I flew Delta/AF to Bordeaux in April, mostly because i had little choice. I had resigned myself to delayed/lost bags, given my last two experiences with Delta. Surprised to see both bags on the carousel. I took two groups to Europe in the past three years. My entire group of 24 to Spain were without bags for three days! Delta blamed Air France for the problem. Air France gave us a collective Gallic shrug and said it was Delta's problem. For the entire three days, we couldn't event get a claim number to start a search. Found the bags on our own at Granada Airport and bribed the attendant 50 euros to release the bags.
The next year in Nice, Delta managed to deliver 20 of 25 bags, leaving the rest of the group without bags for 3 days. If I have a choice, Delta is at the bottom of the list. Unfortunately, we are given fewer choices every year. The traveling public needs to be VERY vocal the next time large mergers are on the table. Competition is a good thing!
yes we had an incident on SW last month where we were flying from Manchester to Phx with connection into Chicago. My wife noticed what looked like her bag buried on a cart outside a few minutes before take off. She notified the flight attendant and he has he was told all bags were on ( later they said that they don't scan the bags going up the ramp). Well as you can expect when we got in no bags for either of s. I guess that cart had about 12 other bags. So we were on time sans bags
I saw a Southwest commercial yesterday that asked viewers if they liked being cramped into regional jets, and not to ever worry about that on SW because all they fly are 737s. First off, I really don't mind RJs all that much especially for short flights like EWR-PIT, EWR-DTW, etc...second, while I will give them props for recently upgrading their fleet but they still have 144 737-300/500 "classic" series being flown.
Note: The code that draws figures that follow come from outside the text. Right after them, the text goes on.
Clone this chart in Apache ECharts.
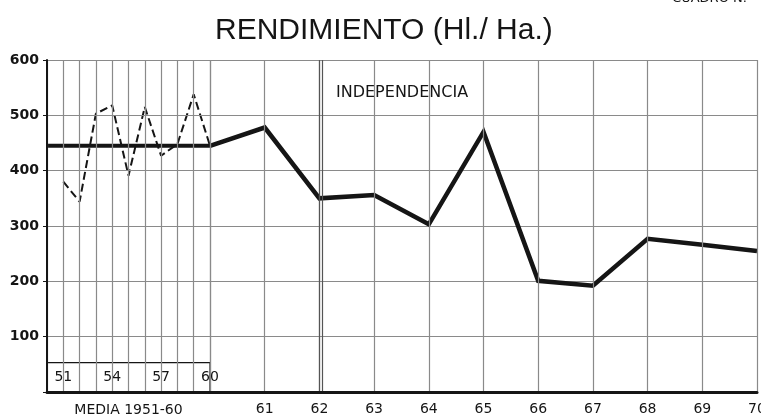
<!DOCTYPE html>
<html>
<head>
<meta charset="utf-8">
<script src="https://cdn.jsdelivr.net/npm/echarts@6/dist/echarts.min.js"></script>
<style>
  html, body { margin: 0; padding: 0; background: #fff; }
  #chart { width: 761px; height: 420px; }
</style>
</head>
<body>
<div id="chart"></div>
<script>
// yield per year, Hl/Ha
var yearsInset = [1951, 1952, 1953, 1954, 1955, 1956, 1957, 1958, 1959, 1960];
var yieldInset = [380, 344, 503, 518, 391, 515, 427, 448, 538, 445];
var insetLabels = [1951, 1954, 1957, 1960];
var mediaValue = 445; // media 1951-60
var yearsMain = [1960, 1961, 1962, 1963, 1964, 1965, 1966, 1967, 1968, 1969, 1970];
var yieldMain = [445, 478, 350, 356, 303, 470, 201, 192, 277, 266, 255];

var dom = document.getElementById("chart");
var myChart = echarts.init(dom, null, { renderer: "canvas" });

var ink = "#151515";
var gridColor = "#8a8a8a";
var fam = "DejaVu Sans";

function pairs(xs, ys) {
  return xs.map(function (x, i) { return [x, ys[i]]; });
}

var option = {
  backgroundColor: "#fff",
  animation: false,
  title: {
    text: "RENDIMIENTO (Hl./ Ha.)",
    left: 210,
    top: 11,
    textStyle: { fontFamily: "Liberation Sans", fontSize: 30, fontWeight: "normal", color: ink }
  },
  graphic: [
    {
      type: "text", right: 8, top: -8,
      style: { text: "CUADRO N.º", font: "13px " + fam, fill: ink }
    },
    {
      type: "text", left: 336, top: 85,
      style: { text: "INDEPENDENCIA", font: "16px " + fam, fill: ink }
    }
  ],
  grid: [
    { left: 47, top: 60, width: 163, height: 332, outerBoundsMode: "none" },
    { left: 210, top: 60, width: 547, height: 332, outerBoundsMode: "none" }
  ],
  xAxis: [
    {
      gridIndex: 0, type: "value", min: 1950, max: 1960, interval: 1,
      z: 5,
      name: "MEDIA 1951-60", nameLocation: "middle", nameGap: 11,
      nameTextStyle: { fontFamily: fam, fontSize: 14, color: ink, verticalAlign: "top" },
      axisLine: { show: true, lineStyle: { color: ink, width: 3 } },
      axisTick: { show: false },
      splitLine: { show: true, lineStyle: { color: gridColor, width: 1.2 } },
      axisLabel: {
        inside: true, margin: 8, fontFamily: fam, fontSize: 14, color: ink,
        showMinLabel: false,
        formatter: function (v) {
          return insetLabels.indexOf(v) >= 0 ? String(v).slice(2) : "";
        }
      }
    },
    {
      gridIndex: 1, type: "value", min: 1960, max: 1970, interval: 1,
      z: 5,
      axisLine: { show: true, lineStyle: { color: ink, width: 3 } },
      axisTick: { show: false },
      splitLine: { show: true, lineStyle: { color: gridColor, width: 1.2 } },
      axisLabel: {
        margin: 10, fontFamily: fam, fontSize: 14, color: ink,
        formatter: function (v) { return v === 1960 ? "" : String(v).slice(2); }
      }
    }
  ],
  yAxis: [
    {
      gridIndex: 0, type: "value", min: 0, max: 600, interval: 100,
      z: 5,
      axisLine: { show: true, lineStyle: { color: ink, width: 2 } },
      axisTick: { show: true, length: 4, lineStyle: { color: ink } },
      splitLine: { show: true, lineStyle: { color: gridColor, width: 1.2 } },
      axisLabel: {
        margin: 8, fontFamily: fam, fontSize: 14, fontWeight: "bold", color: ink,
        formatter: function (v) { return v === 0 ? "" : String(v); }
      }
    },
    {
      gridIndex: 1, type: "value", min: 0, max: 600, interval: 100,
      axisLine: { show: false },
      axisTick: { show: false },
      axisLabel: { show: false },
      splitLine: { show: true, lineStyle: { color: gridColor, width: 1.2 } }
    }
  ],
  series: [
    {
      name: "Media 1951-60", type: "line", xAxisIndex: 0, yAxisIndex: 0,
      data: [[1950, mediaValue], [1960, mediaValue]],
      symbol: "none",
      lineStyle: { color: ink, width: 4 },
      z: 4,
      markArea: {
        silent: true,
        itemStyle: { color: "#fff", borderColor: ink, borderWidth: 1.2 },
        data: [[{ coord: [1950, 0] }, { coord: [1960, 53] }]]
      }
    },
    {
      name: "1951-60", type: "line", xAxisIndex: 0, yAxisIndex: 0,
      data: pairs(yearsInset, yieldInset),
      symbol: "none",
      lineStyle: { color: ink, width: 2, type: [8, 4] },
      z: 3
    },
    {
      name: "Rendimiento", type: "line", xAxisIndex: 1, yAxisIndex: 1,
      data: pairs(yearsMain, yieldMain),
      symbol: "none",
      lineStyle: { color: ink, width: 4.5, join: "miter" },
      z: 4,
      markLine: {
        silent: true, symbol: "none", label: { show: false },
        lineStyle: { color: "#555", width: 1.2, type: "solid" },
        data: [{ xAxis: 1962 }, { xAxis: 1962.06 }]
      }
    }
  ]
};

myChart.setOption(option);
window.addEventListener("resize", myChart.resize);
</script>
</body>
</html>
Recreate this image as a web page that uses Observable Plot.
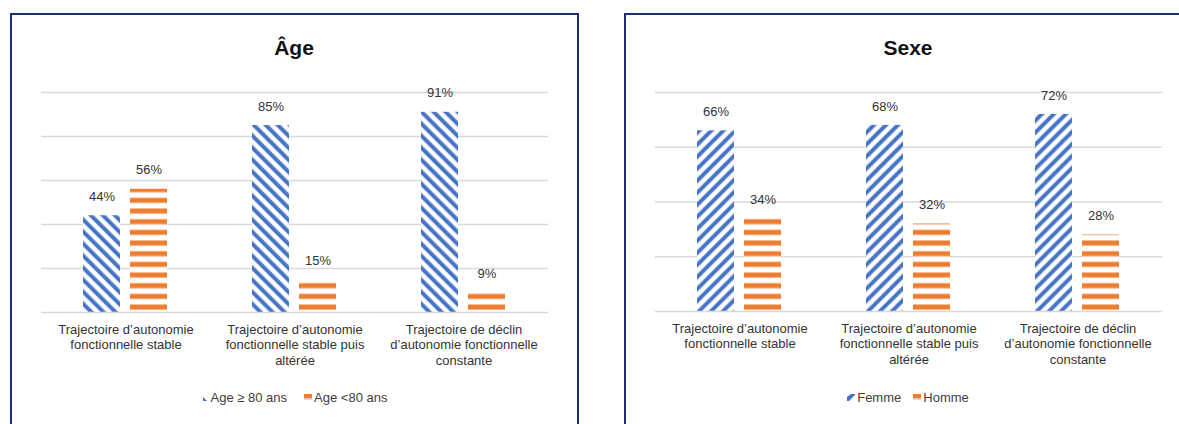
<!DOCTYPE html>
<html>
<head>
<meta charset="utf-8">
<script src="https://cdn.jsdelivr.net/npm/d3@7"></script>
<script src="https://cdn.jsdelivr.net/npm/@observablehq/plot@0.6"></script>
<style>
  html, body { margin: 0; padding: 0; background: #fff; overflow: hidden; }
  body { width: 1179px; height: 424px; position: relative; font-family: "Liberation Sans", Arial, Helvetica, sans-serif; }
  .panel { position: absolute; box-sizing: border-box; border: 2px solid #172f72; background: #fff; }
  .title { position: absolute; font-weight: bold; font-size: 21px; line-height: 21px; color: #111; text-align: center; width: 400px; }
  .legend { position: absolute; display: flex; justify-content: center; align-items: center; font-size: 13px; line-height: 13px; color: #404040; width: 400px; }
  .legend .item { display: flex; align-items: center; }
  .legend svg { margin-right: 2px; }
  .chart { position: absolute; }
</style>
</head>
<body>
<div class="panel" style="left:10px; top:13px; width:569px; height:440px;"></div>
<div class="panel" style="left:624px; top:13px; width:600px; height:440px;"></div>
<div id="root"></div>
<script>
// ---- data ----
const categories = [
  "Trajectoire d’autonomie\nfonctionnelle stable",
  "Trajectoire d’autonomie\nfonctionnelle stable puis\naltérée",
  "Trajectoire de déclin\nd’autonomie fonctionnelle\nconstante"
];
const ageSeries = ["Age ≥ 80 ans", "Age <80 ans"];
const age80plus = [44, 85, 91];
const ageUnder80 = [56, 15, 9];
const ageTicks = [0, 20, 40, 60, 80, 100];

const sexSeries = ["Femme", "Homme"];
const femme = [66, 68, 72];
const homme = [34, 32, 28];
const sexTicks = [0, 20, 40, 60, 80];

const BLUE = "#4472c4";
const ORANGE = "#ed7d31";
const FONT = '"Liberation Sans", Arial, Helvetica, sans-serif';

function rows(series, a, b) {
  const out = [];
  categories.forEach((c, i) => {
    out.push({cat: c, series: series[0], value: a[i]});
    out.push({cat: c, series: series[1], value: b[i]});
  });
  return out;
}

function addDefs(svg, prefix, angle) {
  const P = 8.5;
  const defs = d3.select(svg).insert("defs", ":first-child");
  const pb = defs.append("pattern").attr("id", prefix + "Blue")
    .attr("patternUnits", "userSpaceOnUse").attr("width", P).attr("height", P)
    .attr("patternTransform", `rotate(${angle})`);
  pb.append("rect").attr("width", P).attr("height", P).attr("fill", "#fff");
  pb.append("rect").attr("x", 0.3).attr("width", 4.6).attr("height", P).attr("fill", "#a9bfe6");
  pb.append("rect").attr("x", 0.9).attr("width", 3.4).attr("height", P).attr("fill", BLUE);
  const po = defs.append("pattern").attr("id", prefix + "Orange")
    .attr("patternUnits", "userSpaceOnUse").attr("width", 10).attr("height", 10.67);
  po.append("rect").attr("width", 10).attr("height", 10.67).attr("fill", "#fff");
  po.append("rect").attr("y", 0).attr("width", 10).attr("height", 6).attr("fill", "#f8cbad");
  po.append("rect").attr("y", 0.8).attr("width", 10).attr("height", 4.4).attr("fill", ORANGE);
}

function makeChart({left, title, series, a, b, ticks, prefix, angle, gap, swatchBlue}) {
  const data = rows(series, a, b);
  const yMax = ticks[ticks.length - 1];
  const plotHeight = yMax === 100 ? 220 : 219;
  const chart = Plot.plot({
    width: 560,
    height: 12 + plotHeight + 60,
    marginTop: 12,
    marginBottom: 60,
    marginLeft: 29,
    marginRight: 23,
    fx: {domain: categories, padding: 0, axis: null, label: null},
    x: {domain: series, paddingInner: 0.208, paddingOuter: 0.87, axis: null},
    y: {domain: [0, yMax], axis: null},
    color: {domain: series, range: [`url(#${prefix}Blue)`, `url(#${prefix}Orange)`]},
    style: {fontFamily: FONT, fontSize: "13px", color: "#404040", background: "transparent", overflow: "visible"},
    marks: [
      Plot.ruleY(ticks.filter(t => t > 0), {stroke: "#d9d9d9", strokeWidth: 1.6}),
      Plot.barY(data, {fx: "cat", x: "series", y: "value", fill: "series"}),
      Plot.ruleY([0], {stroke: "#d9d9d9", strokeWidth: 1.6}),
      Plot.text(data, {fx: "cat", x: "series", y: "value", text: d => d.value + "%", dy: -19, fill: "#333", fontSize: 13}),
      Plot.text(categories, {fx: d => d, text: d => d, frameAnchor: "bottom", lineAnchor: "top", dy: 10, lineHeight: 1.2, fontSize: 13, fill: "#333"})
    ]
  });
  addDefs(chart, prefix, angle);
  chart.classList.add("chart");
  chart.style.left = left + "px";
  chart.style.top = "80px";
  document.getElementById("root").appendChild(chart);

  const center = left + 29 + (560 - 29 - 23) / 2;
  const t = document.createElement("div");
  t.className = "title";
  t.textContent = title;
  t.style.left = (center - 200) + "px";
  t.style.top = "37px";
  document.getElementById("root").appendChild(t);

  const lg = document.createElement("div");
  lg.className = "legend";
  lg.style.left = (center - 200) + "px";
  lg.style.top = "391px";
  lg.style.gap = gap + "px";
  series.forEach((s, i) => {
    const item = document.createElement("div");
    item.className = "item";
    const sw = i === 0 ? swatchBlue :
      `<svg width="8" height="7" viewBox="0 0 8 7"><rect width="8" height="7" fill="#fff"/><rect y="0" width="8" height="4.6" fill="${ORANGE}"/><rect y="4.6" width="8" height="1.2" fill="#f8cbad"/></svg>`;
    item.innerHTML = sw + `<span>${s.replace(/</g, "&lt;")}</span>`;
    lg.appendChild(item);
  });
  document.getElementById("root").appendChild(lg);
}

makeChart({
  left: 11, title: "Âge", series: ageSeries, a: age80plus, b: ageUnder80, ticks: ageTicks,
  prefix: "age", angle: -45, gap: 17,
  swatchBlue: `<svg width="8" height="7" viewBox="0 0 8 7"><polygon points="2,3 2,7 6,7" fill="${BLUE}"/></svg>`
});
makeChart({
  left: 625, title: "Sexe", series: sexSeries, a: femme, b: homme, ticks: sexTicks,
  prefix: "sex", angle: 45, gap: 12,
  swatchBlue: `<svg width="8" height="7" viewBox="0 0 8 7"><polygon points="0,7 0,3 4,0 8,0 8,1 2,7" fill="${BLUE}"/></svg>`
});
</script>
</body>
</html>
Last thing I want is to board a 25 year old 737-300. I think these folks agree.
Lastly, they don't have assigned seats and their boarding process is more chaotic than trying to get cold cuts from a NJ supermarket deli on Saturday morning. Who wants to deal with that nonsense? Not me.
Absolutely I couldn't agree more. The ERJ 145/75/90 I actually like. The bins are good size and the seating is reasonably comfortable. Yes, the CRJ-200 is horrendous. I have flown a few of them that were very uncomfortable and those tiny bins are basically useless. One flight CLT-EWR on US a few years back had the absolute hardest seat bottom ever. No lie, it was like sitting on a concrete bench. ZERO padding whatsoever. I was so happy to get off that plane.